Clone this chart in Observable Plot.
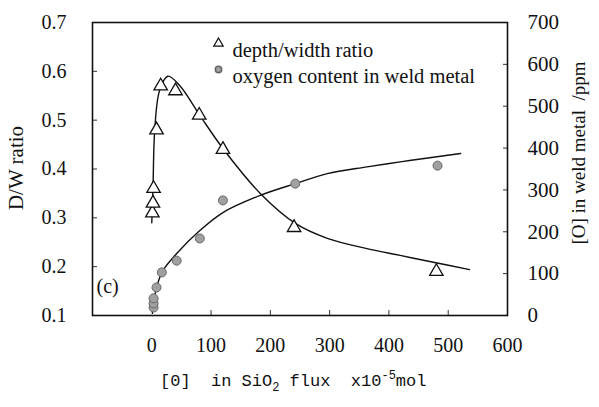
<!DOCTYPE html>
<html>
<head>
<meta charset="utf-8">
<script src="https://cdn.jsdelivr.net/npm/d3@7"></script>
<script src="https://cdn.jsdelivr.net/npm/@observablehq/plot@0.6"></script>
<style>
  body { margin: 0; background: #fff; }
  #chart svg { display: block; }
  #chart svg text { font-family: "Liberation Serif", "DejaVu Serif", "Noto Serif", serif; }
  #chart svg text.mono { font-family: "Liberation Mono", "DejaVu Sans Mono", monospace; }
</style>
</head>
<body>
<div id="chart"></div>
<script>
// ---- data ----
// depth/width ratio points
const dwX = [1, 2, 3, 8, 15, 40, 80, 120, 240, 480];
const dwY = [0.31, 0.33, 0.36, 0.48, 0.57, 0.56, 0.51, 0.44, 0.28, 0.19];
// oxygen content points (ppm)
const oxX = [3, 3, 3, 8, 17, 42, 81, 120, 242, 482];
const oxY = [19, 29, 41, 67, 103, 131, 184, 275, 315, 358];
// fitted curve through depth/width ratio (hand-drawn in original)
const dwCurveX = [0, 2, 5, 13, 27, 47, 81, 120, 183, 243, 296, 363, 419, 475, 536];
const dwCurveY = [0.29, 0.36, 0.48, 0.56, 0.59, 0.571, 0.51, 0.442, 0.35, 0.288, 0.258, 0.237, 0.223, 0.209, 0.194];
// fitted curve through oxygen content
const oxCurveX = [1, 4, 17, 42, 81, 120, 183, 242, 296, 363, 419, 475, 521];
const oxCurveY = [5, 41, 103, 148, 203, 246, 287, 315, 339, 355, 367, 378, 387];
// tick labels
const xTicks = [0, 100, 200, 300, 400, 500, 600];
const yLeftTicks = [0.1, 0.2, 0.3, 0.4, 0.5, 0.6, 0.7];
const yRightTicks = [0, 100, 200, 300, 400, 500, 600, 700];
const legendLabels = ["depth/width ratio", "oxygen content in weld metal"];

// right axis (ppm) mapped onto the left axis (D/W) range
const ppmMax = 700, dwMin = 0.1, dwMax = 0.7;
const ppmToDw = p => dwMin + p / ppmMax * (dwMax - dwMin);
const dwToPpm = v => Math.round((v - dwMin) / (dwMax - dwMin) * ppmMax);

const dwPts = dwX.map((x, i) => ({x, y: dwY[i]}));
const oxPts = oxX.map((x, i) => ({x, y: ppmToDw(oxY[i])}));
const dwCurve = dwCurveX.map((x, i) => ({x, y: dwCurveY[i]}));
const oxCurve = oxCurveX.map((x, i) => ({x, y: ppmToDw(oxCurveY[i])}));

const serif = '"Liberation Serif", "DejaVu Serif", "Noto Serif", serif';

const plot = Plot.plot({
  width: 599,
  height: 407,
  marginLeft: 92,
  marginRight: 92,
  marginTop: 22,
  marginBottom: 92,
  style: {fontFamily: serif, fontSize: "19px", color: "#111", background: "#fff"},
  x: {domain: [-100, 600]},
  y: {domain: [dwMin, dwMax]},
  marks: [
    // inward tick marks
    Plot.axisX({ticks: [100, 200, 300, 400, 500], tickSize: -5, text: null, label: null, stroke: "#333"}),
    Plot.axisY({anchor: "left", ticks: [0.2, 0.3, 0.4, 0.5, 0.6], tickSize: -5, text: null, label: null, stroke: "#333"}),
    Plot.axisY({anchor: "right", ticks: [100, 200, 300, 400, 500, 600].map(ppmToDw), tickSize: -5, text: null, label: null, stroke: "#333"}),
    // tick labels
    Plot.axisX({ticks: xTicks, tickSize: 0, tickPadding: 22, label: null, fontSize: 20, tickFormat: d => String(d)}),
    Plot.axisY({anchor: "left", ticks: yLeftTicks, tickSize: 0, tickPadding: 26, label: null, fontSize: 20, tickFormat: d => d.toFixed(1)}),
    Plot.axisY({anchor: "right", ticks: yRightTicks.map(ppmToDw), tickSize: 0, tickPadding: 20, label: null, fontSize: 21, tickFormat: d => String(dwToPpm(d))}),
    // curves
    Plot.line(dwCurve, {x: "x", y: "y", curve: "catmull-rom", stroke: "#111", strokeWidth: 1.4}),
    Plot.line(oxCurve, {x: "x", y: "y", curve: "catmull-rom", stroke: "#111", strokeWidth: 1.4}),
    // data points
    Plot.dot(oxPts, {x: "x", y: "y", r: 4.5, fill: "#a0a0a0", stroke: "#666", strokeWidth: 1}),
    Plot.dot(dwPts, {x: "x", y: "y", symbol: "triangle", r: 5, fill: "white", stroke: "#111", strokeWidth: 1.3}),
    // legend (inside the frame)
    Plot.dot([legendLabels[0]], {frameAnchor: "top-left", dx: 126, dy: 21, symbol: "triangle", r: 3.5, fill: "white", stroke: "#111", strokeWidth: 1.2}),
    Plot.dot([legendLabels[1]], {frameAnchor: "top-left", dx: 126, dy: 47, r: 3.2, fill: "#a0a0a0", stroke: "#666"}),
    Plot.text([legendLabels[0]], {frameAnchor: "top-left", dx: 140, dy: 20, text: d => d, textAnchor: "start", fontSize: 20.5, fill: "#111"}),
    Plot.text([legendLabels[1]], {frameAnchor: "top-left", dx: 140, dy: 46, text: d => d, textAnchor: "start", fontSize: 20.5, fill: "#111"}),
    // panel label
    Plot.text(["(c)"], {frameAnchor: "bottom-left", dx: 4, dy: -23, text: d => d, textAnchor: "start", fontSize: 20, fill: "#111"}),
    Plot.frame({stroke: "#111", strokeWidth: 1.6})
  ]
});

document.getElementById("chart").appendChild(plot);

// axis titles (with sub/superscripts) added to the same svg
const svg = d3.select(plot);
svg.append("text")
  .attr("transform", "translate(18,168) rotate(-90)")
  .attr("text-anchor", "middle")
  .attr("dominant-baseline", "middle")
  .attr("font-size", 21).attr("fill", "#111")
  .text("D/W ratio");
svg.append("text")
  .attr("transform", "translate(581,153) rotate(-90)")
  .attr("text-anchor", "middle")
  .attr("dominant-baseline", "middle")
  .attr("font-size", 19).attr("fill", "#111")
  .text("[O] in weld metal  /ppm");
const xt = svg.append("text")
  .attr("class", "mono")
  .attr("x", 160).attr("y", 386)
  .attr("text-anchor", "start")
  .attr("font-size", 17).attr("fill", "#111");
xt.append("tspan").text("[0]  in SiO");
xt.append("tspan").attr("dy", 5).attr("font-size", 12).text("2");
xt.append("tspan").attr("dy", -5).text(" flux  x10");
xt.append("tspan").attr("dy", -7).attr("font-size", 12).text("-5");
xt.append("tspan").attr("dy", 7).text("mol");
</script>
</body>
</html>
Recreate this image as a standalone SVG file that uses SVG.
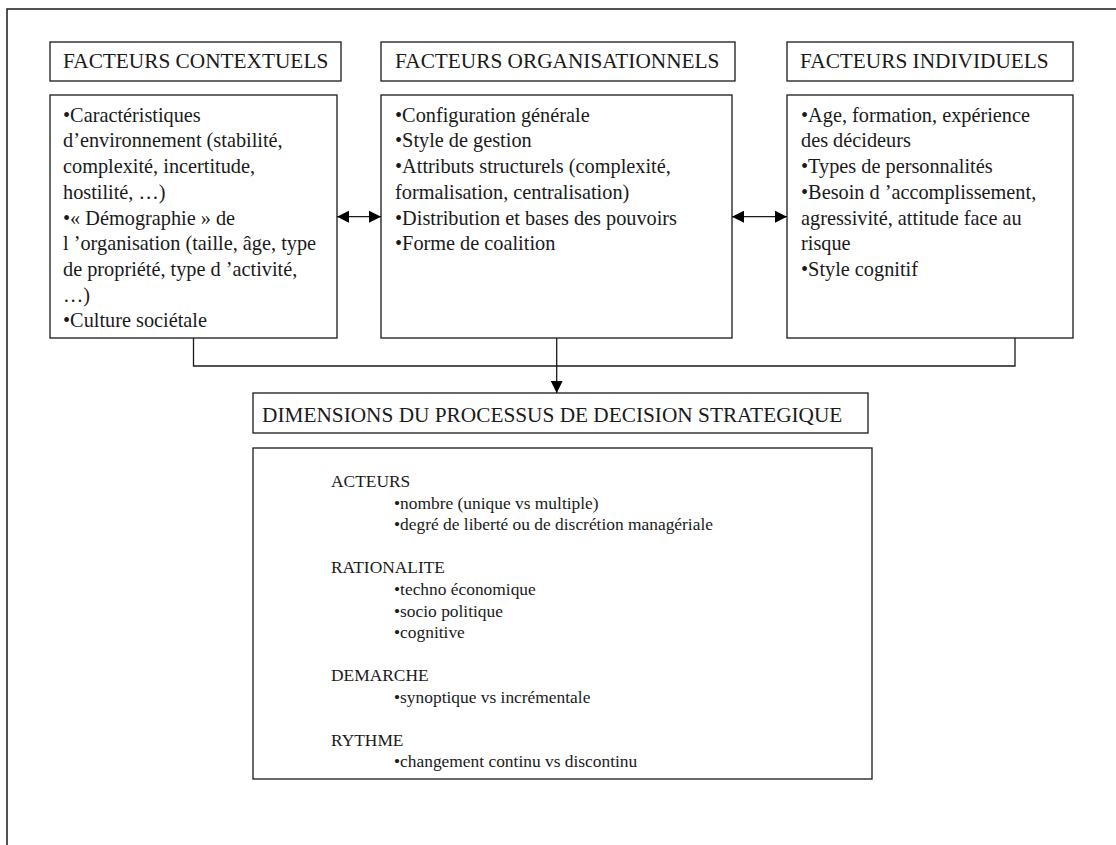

=== Required task ===
Reply with the number of lines in the preceding entries that contain "this", and no other words.

=== Reply ===
2